A new study says that an intensive weight loss intervention program could bring improvements in bothersome hot flushes during menopause among overweight and obese women.
Alison J. Huang, M.D., from the University of California, San Francisco, and colleagues in a six-month randomized controlled trial, used self-administered questionnaires to assess bothersome hot flushes.
"Hot flushes are among the most common concerns of women during menopause and persist for five or more years past menopause in as many as one-third of women," wrote the authors as background to the article.
The authors studied 338 women (average age 53) who were overweight or obese and had urinary incontinence.
Compared to the control individuals, women randomized to the intervention group reported slightly greater physical activity at baseline but the two study groups did not differ significantly with regard to other characteristics, including flushing.
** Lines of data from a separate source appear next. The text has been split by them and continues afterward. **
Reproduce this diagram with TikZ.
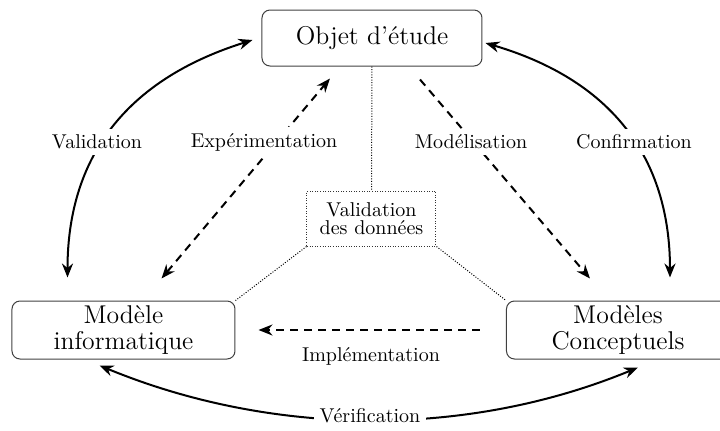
\documentclass[tikz,border=0pt]{standalone}
\usetikzlibrary{arrows.meta,calc}
\begin{document}
\begin{tikzpicture}[x=0.5pt,y=-0.5pt,
  box/.style={draw=black!75, line width=0.5pt, rounded corners=4pt, align=center,
    font=\fontsize{12.85}{13}\selectfont, inner sep=0pt},
  dbox/.style={draw=black!80, line width=0.5pt, dash pattern=on 0.5pt off 0.8pt, align=center,
    font=\fontsize{10}{9}\selectfont, inner sep=0pt, minimum width=64.5pt, minimum height=27.5pt},
  lbl/.style={font=\fontsize{10}{12}\selectfont, fill=white, inner sep=3pt},
  tip/.tip={Stealth[length=7pt,width=5.5pt]},
  solidarrow/.style={line width=1pt, {tip}-{tip}},
  dasharrow/.style={line width=1pt, dash pattern=on 4pt off 3pt},
  dotline/.style={line width=0.5pt, dash pattern=on 0.5pt off 0.8pt}]
\useasboundingbox (0,0) rectangle (720,430);

% nodes
\node[box, minimum width=110pt, minimum height=28pt] (obj) at (372,38) {Objet d'étude};
\node[box, minimum width=111.5pt, minimum height=29pt] (mi) at (123.5,330) {Modèle\\informatique};
\node[box, minimum width=111.5pt, minimum height=29pt] (mc) at (618,330) {Modèles\\Conceptuels};
\node[dbox] (vd) at (371.5,218.5) {Validation\\des données};

% dotted links
\draw[dotline] (obj.south) -- (vd.north);
\draw[dotline] (vd.south west) -- (mi.north east);
\draw[dotline] (vd.south east) -- (mc.north west);

% solid curved arrows
\draw[solidarrow] ($(mi.north)+(-56,-23)$) .. controls +(0,-103) and +(-143,45) .. ($(obj.west)+(-9,2)$);
\draw[solidarrow] ($(obj.east)+(3,5)$) .. controls +(142,42) and +(0,-103) .. ($(mc.north)+(52,-23)$);
\draw[solidarrow] ($(mi.south)+(-24,6)$) .. controls +(172,71) and +(-172,71) .. ($(mc.south)+(20,8)$);

% dashed arrows
\draw[dasharrow, {tip}-{tip}] ($(mi.north)+(38,-22)$) -- ($(obj.south)+(-42,12)$);
\draw[dasharrow, -{tip}] ($(obj.south)+(48,13)$) -- ($(mc.north)+(-28,-22)$);
\draw[dasharrow, -{tip}] ($(mc.west)+(-26,0)$) -- ($(mi.east)+(23,0)$);

% labels
\node[lbl] (lval) at (97,142) {Validation};
\node[lbl] (lexp) at (264,142) {Expérimentation};
\node[lbl] (lmod) at (471,142) {Modélisation};
\node[lbl] (lconf) at (634,142) {Confirmation};
\node[lbl] (limp) at (371,356) {Implémentation};
\node[lbl] (lver) at (370,416) {Vérification};
\end{tikzpicture}
\end{document}
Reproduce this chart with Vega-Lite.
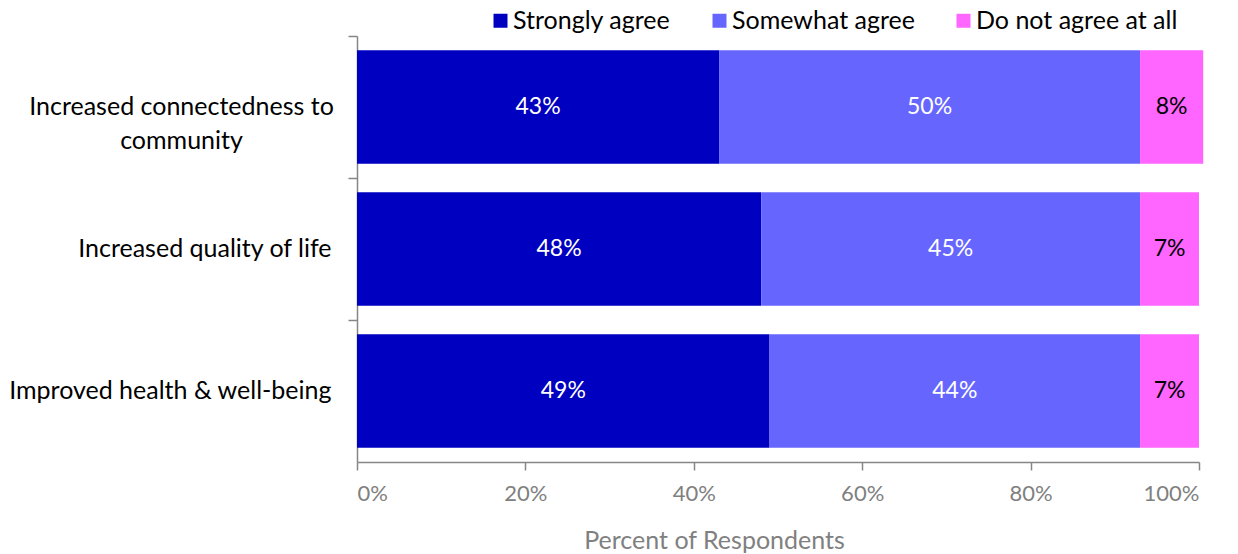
{
  "$schema": "https://vega.github.io/schema/vega-lite/v6.json",
  "width": 842,
  "height": 426,
  "autosize": "none",
  "padding": {"left": 357, "top": 36, "right": 39, "bottom": 92},
  "background": "white",
  "config": {"font": "Lato", "view": {"stroke": null}},
  "data": {
    "values": [
      {"item": "Increased connectedness to community", "response": "Strongly agree", "ord": 1, "value": 43},
      {"item": "Increased connectedness to community", "response": "Somewhat agree", "ord": 2, "value": 50},
      {"item": "Increased connectedness to community", "response": "Do not agree at all", "ord": 3, "value": 7.5},
      {"item": "Increased quality of life", "response": "Strongly agree", "ord": 1, "value": 48},
      {"item": "Increased quality of life", "response": "Somewhat agree", "ord": 2, "value": 45},
      {"item": "Increased quality of life", "response": "Do not agree at all", "ord": 3, "value": 7},
      {"item": "Improved health & well-being", "response": "Strongly agree", "ord": 1, "value": 49},
      {"item": "Improved health & well-being", "response": "Somewhat agree", "ord": 2, "value": 44},
      {"item": "Improved health & well-being", "response": "Do not agree at all", "ord": 3, "value": 7}
    ]
  },
  "encoding": {
    "y": {
      "field": "item",
      "type": "nominal",
      "sort": ["Increased connectedness to community", "Increased quality of life", "Improved health & well-being"],
      "scale": {"paddingInner": 0.2, "paddingOuter": 0.1},
      "axis": {
        "title": null,
        "bandPosition": -0.125,
        "tickSize": 9,
        "tickColor": "#868686",
        "tickWidth": 1.5,
        "domainColor": "#868686",
        "domainWidth": 1.5,
        "labelColor": "#000000",
        "labelFontSize": 25,
        "labelLineHeight": 34,
        "labelExpr": "datum.label == 'Increased connectedness to community' ? ['Increased connectedness to', 'community'] : datum.label",
        "labelAlign": {"condition": {"test": "datum.label == 'Increased connectedness to community'", "value": "center"}, "value": "right"},
        "labelPadding": {"condition": {"test": "datum.label == 'Increased connectedness to community'", "value": 167}, "value": 17},
        "labelLimit": 400
      }
    }
  },
  "layer": [
    {
      "mark": {"type": "bar"},
      "encoding": {
        "x": {
          "field": "value",
          "type": "quantitative",
          "stack": "zero",
          "scale": {"domain": [0, 100]},
          "axis": {
            "title": "Percent of Respondents",
            "values": [0, 20, 40, 60, 80, 100],
            "labelExpr": "datum.value + '%'",
            "grid": false,
            "tickSize": 8,
            "tickColor": "#868686",
            "tickWidth": 1.5,
            "domainColor": "#868686",
            "domainWidth": 1.5,
            "labelColor": "#808080",
            "labelFontSize": 22,
            "labelPadding": 13,
            "titleColor": "#808080",
            "titleFontSize": 25,
            "titleFontWeight": "normal",
            "titleX": 357,
            "titleY": 78,
            "titleBaseline": "middle"
          }
        },
        "color": {
          "field": "response",
          "type": "nominal",
          "scale": {
            "domain": ["Strongly agree", "Somewhat agree", "Do not agree at all"],
            "range": ["#0000C0", "#6666FF", "#FF66FF"]
          },
          "legend": {
            "title": null,
            "orient": "none",
            "direction": "horizontal",
            "legendX": 131,
            "legendY": -28,
            "symbolType": "square",
            "symbolSize": 196,
            "symbolStrokeWidth": 0,
            "labelFontSize": 25,
            "labelColor": "#000000",
            "labelOffset": 0,
            "labelLimit": 400,
            "columnPadding": 36
          }
        },
        "order": {"field": "ord", "type": "quantitative"}
      }
    },
    {
      "mark": {"type": "text", "fontSize": 23, "text": {"expr": "format(datum.value, '.0f') + '%'"}},
      "encoding": {
        "x": {"field": "value", "type": "quantitative", "stack": "zero", "bandPosition": 0.5},
        "order": {"field": "ord", "type": "quantitative"},
        "detail": {"field": "response"},
        "color": {
          "condition": {"test": "datum.response == 'Do not agree at all'", "value": "#000000"},
          "value": "#FFFFFF"
        }
      }
    }
  ]
}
According to the authors, in analyses of all women reporting bothersome hot flushes at the initial stages, decreases in weight, BMI and abdominal circumference were each associated with improvement in self-reported hot flushes during six months.
However, there were no significant associations between changes in physical activity, calorie intake, blood pressure or overall self-reported physical and mental functioning and change in bothersome flushing.
Additionally, "among women who were at least slightly bothered by flushing at baseline, the intensive lifestyle intervention was associated with significantly greater decreases in weight, body mass index, abdominal circumference and systolic and diastolic blood pressure relative to the control group," wrote the authors.
"No statistically significant effect of the intervention on self-reported physical activity, total calorie intake or overall physical or mental functioning was observed."
"Our findings indicate that women who are overweight or obese and experience bothersome hot flushes may also experience improvement in these symptoms after pursuing behavioral weight loss strategies; however, improvements in weight or body composition may not be the only mediators of this effect," concluded the authors.
The study is published in the latest issue of Archives of Internal Medicine, one of the JAMA/Archives journals.